Source code to reproduce the experimental results in the paper "BMRS: Bayesian Model Reduction for Structured Pruning".
Preprint: https://arxiv.org/abs/2406.01345
The pruning layers are defined in modules/layers and modules/util. The classifiers are defined in modules/classifiers.
We implement the following pruning layers:
-
LogUniformPruningLayer: The baseline multiplicative noise layer using SNR for pruning from Neklyudov et al. 2017 -
LogUniformL2NormPruningLayer: Multiplicative noise layer using the L2 norm of input weights for pruning -
LogUniformApproximateDiracBMRPruningLayer:$BMRS_{N}$ pruning layer using an approximate dirac spike at 0 -
LogUniformCDFBMRPruningLayer:$BMRS_{U}$ pruning layer using a reduced log uniform distribution
The code for training with continuous pruning is in train.py; The code to run post-training pruning and generate
compression vs. accuracy statistics is in compression_vs_accuracy_separate.py; And the code to generate the plots
is in generate_plots_accuracy_vs_compression.py. The latex tables from the paper can be generated using
analysis/generate_latex_tables.py after first training a set of models to get their performance metrics.

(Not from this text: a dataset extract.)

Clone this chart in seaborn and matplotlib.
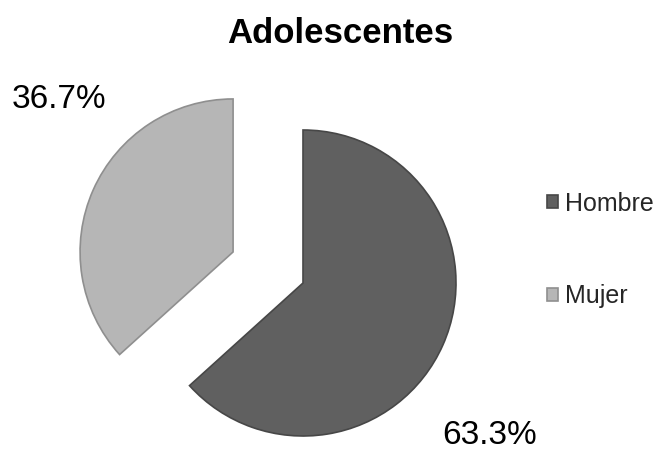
import matplotlib
matplotlib.use("Agg")
import matplotlib.pyplot as plt
import seaborn as sns

# datos del grafico
categorias = ["Hombre", "Mujer"]
valores = [63.3, 36.7]
etiquetas = ["63.3%", "36.7%"]
colores = ["#606060", "#b6b6b6"]
bordes = ["#474747", "#8f8f8f"]
titulo = "Adolescentes"

sns.set_theme(style="white")
plt.rcParams["font.family"] = ["Liberation Sans", "DejaVu Sans"]

fig = plt.figure(figsize=(6.6, 4.5), dpi=100)
ax = fig.add_axes([0, 0, 1, 1])

wedges, _ = ax.pie(
    valores,
    colors=colores,
    startangle=90,
    counterclock=False,
    explode=[0, 0.5],
    radius=1,
    wedgeprops=dict(linewidth=1.2),
)
for w, ec in zip(wedges, bordes):
    w.set_edgecolor(ec)

# limites en unidades del radio (centro del pie en px 303,283; r=153)
r_px = 153.0
ax.set_xlim(-303 / r_px, (660 - 303) / r_px)
ax.set_ylim(-(450 - 283) / r_px, 283 / r_px)
ax.set_aspect("equal")
ax.axis("off")

# titulo y porcentajes
fig.text(0.515, 0.925, titulo, ha="center", va="center",
         fontsize=25, fontweight="bold", color="black")
fig.text(59 / 660, 1 - 100 / 450, etiquetas[1], ha="center", va="center",
         fontsize=24, color="black")
fig.text(490 / 660, 1 - 436 / 450, etiquetas[0], ha="center", va="center",
         fontsize=24, color="black")

leg = ax.legend(
    wedges, categorias,
    loc="center left",
    bbox_to_anchor=(534 / 660, 1 - 250 / 450),
    bbox_transform=fig.transFigure,
    frameon=False,
    fontsize=18,
    handlelength=0.45,
    handleheight=0.45,
    handletextpad=0.3,
    labelspacing=2.75,
    borderpad=0,
)

fig.savefig("out.png", dpi=100, facecolor="white")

Running the code is dependent on the following packages and uses python 3.8 or above:
carbontracker==1.2.3
datasets==2.14.6
matplotilb
numpy==1.26.4
pandas==1.3.5
scikit-learn
seaborn==0.12.0
tokenizers==0.14.1
torch==2.2.0
torchvision==0.16.0
tqdm==4.56.2
transformers==4.34.1
wandb==0.15.12
To ignore using Weights & Biases for tracking, execute wandb disabled before training.
The options for training are given as follows:
usage: train.py [-h] [--run_name RUN_NAME] --metrics_dir METRICS_DIR --output_dir OUTPUT_DIR [--pruning_class {LogUniformPruningLayer,LogUniformL2NormPruningLayer,LogUniformApproximateDiracBMRPruningLayer,LogUniformCDFBMRPruningLayer}]

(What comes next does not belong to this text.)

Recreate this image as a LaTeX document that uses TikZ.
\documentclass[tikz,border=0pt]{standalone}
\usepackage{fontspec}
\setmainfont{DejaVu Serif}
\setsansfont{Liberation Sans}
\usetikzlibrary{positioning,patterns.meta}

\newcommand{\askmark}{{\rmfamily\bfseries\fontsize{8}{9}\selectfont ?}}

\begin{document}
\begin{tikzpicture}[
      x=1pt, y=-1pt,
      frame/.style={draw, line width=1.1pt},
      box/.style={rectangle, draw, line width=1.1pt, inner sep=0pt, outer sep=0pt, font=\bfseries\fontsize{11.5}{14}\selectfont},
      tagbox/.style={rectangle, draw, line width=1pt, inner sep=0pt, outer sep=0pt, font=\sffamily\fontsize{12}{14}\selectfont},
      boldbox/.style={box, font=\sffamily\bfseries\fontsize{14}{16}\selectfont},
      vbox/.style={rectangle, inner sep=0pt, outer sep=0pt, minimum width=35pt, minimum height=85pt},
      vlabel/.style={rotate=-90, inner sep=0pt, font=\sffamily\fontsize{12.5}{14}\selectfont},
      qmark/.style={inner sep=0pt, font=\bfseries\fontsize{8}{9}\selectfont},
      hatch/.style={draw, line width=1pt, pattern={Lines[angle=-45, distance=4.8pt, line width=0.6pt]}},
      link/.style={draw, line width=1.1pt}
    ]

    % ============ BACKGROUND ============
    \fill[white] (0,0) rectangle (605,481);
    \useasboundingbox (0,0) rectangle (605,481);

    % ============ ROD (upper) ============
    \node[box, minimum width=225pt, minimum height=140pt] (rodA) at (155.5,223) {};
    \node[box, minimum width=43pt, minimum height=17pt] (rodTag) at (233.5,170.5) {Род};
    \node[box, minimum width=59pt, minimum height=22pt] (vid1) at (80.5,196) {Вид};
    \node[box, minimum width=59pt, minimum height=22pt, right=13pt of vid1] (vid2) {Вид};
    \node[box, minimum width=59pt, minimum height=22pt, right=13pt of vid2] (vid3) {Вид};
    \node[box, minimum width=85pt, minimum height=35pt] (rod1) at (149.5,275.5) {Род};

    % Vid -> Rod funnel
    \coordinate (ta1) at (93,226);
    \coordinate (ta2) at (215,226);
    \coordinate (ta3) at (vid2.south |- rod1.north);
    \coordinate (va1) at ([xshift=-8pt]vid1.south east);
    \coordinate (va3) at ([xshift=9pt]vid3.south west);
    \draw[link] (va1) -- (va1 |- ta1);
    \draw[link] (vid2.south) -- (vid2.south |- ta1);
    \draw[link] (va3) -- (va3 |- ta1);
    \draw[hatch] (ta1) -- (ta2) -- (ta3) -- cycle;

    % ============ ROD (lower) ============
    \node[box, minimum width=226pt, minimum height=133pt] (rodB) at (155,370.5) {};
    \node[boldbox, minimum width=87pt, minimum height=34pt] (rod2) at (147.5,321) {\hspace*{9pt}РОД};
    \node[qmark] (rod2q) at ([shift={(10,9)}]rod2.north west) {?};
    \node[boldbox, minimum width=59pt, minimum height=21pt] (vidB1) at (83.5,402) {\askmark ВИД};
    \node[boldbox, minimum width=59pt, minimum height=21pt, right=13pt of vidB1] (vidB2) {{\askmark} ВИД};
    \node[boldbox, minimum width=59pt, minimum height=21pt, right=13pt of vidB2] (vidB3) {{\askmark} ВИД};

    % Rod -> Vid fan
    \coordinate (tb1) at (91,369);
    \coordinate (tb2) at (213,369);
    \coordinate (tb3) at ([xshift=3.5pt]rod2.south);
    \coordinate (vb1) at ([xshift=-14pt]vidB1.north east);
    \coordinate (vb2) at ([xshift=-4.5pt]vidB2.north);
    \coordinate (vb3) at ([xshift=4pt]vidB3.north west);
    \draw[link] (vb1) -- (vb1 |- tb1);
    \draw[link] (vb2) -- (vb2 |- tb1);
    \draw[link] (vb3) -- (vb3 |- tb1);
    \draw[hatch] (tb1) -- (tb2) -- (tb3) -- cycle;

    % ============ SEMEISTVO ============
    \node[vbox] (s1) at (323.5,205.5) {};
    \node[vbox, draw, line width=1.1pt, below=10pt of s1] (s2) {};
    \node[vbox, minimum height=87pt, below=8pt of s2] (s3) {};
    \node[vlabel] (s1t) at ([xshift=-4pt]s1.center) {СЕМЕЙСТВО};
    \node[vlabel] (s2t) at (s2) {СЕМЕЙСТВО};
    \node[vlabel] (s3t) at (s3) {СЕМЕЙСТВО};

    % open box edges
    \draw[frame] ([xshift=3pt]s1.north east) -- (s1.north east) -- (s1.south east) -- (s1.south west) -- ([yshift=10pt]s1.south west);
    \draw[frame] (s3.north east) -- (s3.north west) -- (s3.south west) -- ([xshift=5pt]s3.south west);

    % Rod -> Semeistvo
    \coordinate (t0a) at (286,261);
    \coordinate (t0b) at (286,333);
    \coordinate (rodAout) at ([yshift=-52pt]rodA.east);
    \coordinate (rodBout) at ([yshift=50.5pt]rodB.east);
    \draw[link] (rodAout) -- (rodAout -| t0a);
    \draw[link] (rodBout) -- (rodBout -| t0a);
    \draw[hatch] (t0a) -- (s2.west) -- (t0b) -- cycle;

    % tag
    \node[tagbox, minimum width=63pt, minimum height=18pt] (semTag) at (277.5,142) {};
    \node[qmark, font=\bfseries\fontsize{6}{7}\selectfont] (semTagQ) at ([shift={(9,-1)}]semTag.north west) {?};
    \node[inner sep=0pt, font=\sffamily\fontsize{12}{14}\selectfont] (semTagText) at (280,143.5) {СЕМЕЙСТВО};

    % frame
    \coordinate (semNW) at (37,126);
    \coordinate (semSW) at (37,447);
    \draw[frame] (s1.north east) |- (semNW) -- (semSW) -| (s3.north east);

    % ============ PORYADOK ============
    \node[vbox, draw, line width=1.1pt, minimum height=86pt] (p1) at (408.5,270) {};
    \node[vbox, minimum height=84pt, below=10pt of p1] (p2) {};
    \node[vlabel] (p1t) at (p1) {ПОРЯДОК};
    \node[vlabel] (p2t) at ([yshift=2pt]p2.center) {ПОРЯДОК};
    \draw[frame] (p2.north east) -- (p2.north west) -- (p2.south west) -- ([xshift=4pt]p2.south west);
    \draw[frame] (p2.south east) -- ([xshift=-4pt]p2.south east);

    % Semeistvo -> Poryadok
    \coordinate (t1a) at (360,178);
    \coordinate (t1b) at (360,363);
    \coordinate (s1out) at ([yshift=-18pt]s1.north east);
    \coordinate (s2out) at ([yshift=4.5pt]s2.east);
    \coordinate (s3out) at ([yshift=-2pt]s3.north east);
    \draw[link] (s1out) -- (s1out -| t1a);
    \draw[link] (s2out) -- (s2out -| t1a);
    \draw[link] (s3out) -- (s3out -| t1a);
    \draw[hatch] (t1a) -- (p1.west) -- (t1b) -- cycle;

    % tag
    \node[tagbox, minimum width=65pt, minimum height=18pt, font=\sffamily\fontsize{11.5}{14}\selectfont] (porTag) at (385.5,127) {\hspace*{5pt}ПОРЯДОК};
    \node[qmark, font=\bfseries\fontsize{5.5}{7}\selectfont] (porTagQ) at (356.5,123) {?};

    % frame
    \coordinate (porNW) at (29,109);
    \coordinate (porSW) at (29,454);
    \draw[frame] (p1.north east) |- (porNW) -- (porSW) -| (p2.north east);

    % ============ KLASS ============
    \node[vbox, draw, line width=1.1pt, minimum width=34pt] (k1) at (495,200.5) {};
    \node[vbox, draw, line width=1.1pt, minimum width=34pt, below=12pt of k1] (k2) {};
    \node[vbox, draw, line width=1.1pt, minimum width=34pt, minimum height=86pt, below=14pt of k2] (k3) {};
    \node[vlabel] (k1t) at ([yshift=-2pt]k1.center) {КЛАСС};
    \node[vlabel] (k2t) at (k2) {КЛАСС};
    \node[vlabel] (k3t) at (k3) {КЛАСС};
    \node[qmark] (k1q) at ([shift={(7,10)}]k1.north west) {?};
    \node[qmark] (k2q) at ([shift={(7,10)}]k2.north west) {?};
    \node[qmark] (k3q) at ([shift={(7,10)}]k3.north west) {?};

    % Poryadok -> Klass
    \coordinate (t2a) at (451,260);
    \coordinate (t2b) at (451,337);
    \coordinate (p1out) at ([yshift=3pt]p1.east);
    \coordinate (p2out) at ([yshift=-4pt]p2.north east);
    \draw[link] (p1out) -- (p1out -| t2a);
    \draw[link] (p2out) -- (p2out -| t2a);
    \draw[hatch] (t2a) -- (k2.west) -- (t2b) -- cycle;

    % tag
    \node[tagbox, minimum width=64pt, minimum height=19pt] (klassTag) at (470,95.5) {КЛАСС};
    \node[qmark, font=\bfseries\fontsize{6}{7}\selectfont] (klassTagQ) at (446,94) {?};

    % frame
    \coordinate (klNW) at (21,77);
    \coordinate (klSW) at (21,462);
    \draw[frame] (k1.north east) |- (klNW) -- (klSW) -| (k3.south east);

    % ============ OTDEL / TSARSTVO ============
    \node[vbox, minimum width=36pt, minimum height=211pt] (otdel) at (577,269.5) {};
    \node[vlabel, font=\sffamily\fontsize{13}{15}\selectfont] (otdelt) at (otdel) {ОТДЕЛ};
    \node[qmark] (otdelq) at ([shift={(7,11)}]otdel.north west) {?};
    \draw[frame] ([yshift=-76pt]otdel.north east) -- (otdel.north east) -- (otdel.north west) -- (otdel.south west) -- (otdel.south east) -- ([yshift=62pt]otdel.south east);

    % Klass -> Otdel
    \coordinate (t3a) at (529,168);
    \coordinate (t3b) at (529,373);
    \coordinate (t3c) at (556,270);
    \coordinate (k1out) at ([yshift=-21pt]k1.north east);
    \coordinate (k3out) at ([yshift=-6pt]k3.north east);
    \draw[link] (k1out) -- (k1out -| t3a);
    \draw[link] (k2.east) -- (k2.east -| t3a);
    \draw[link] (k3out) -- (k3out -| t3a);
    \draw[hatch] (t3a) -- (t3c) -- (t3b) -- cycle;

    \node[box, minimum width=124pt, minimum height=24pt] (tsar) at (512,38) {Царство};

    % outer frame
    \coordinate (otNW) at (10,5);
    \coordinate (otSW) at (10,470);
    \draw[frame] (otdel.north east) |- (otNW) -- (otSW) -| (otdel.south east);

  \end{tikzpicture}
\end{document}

[--network {mlp,lenet5,resnet18,resnet50,vit}] [--dataset {mnist,cifar10,fashion_mnist,tinyimagenet}] [--batch_size BATCH_SIZE] [--n_layers N_LAYERS] [--hidden_dim HIDDEN_DIM] [--learning_rate LEARNING_RATE] [--weight_decay WEIGHT_DECAY] [--mu_p_tilde MU_P_TILDE]
[--n_epochs N_EPOCHS] [--seed SEED] [--disable_pruning] [--debug] [--compress_epochs COMPRESS_EPOCHS] [--kl_averaging {sum,mean}] [--pretrained] [--skip_exists] [--tags TAGS [TAGS ...]] [--compression_percentage_file COMPRESSION_PERCENTAGE_FILE]
optional arguments:
-h, --help show this help message and exit
--run_name RUN_NAME A name for this run
--metrics_dir METRICS_DIR
Directory to save metrics in
--output_dir OUTPUT_DIR
Directory to save models in
--pruning_class {LogUniformPruningLayer,LogUniformL2NormPruningLayer,LogUniformApproximateDiracBMRPruningLayer,LogUniformCDFBMRPruningLayer}
Name of the pruning class to use
--network {mlp,lenet5,resnet18,resnet50,vit}
Name of the network to use
--dataset {mnist,cifar10,fashion_mnist,tinyimagenet}
Name of the network to use
--batch_size BATCH_SIZE
The batch size
--n_layers N_LAYERS Number of layers
--hidden_dim HIDDEN_DIM
Number of units in each layer
--learning_rate LEARNING_RATE
The learning rate
--weight_decay WEIGHT_DECAY
Amount of weight decay
--mu_p_tilde MU_P_TILDE
mu to use for new prior
--n_epochs N_EPOCHS The number of epochs to run
--seed SEED Random seed
--disable_pruning Disables pruning
--debug Debug mode
--compress_epochs COMPRESS_EPOCHS
Number of epochs to wait to compress
--kl_averaging {sum,mean}
How to reduce KL divergence
--pretrained Whether or not to use a pretrained model
--skip_exists Exit if metrics already exist for this run
--tags TAGS [TAGS ...]
Tags to pass to wandb
--compression_percentage_file COMPRESSION_PERCENTAGE_FILE
A metrics file to pull the compression percentage from. Only for SNR and magnitude pruning
For example, to train Lenet5 on Cifar10 using
python train.py \
--metrics_dir metrics/cifar10_bmrsn_lenet5 \
--output_dir output/cifar10_bmrsn_lenet5 \
--tags cifar10 bmrsn lenet5 \
--run_name lenet5_bmrsn \
--dataset cifar10 \
--seed 1000 \
--network lenet5 \
--batch_size 64 \
--compress_epochs 1 \
--kl_averaging mean \
--learning_rate 0.001026894323862342 \
--n_epochs 50 \
--pruning_class LogUniformApproximateDiracBMRPruningLayer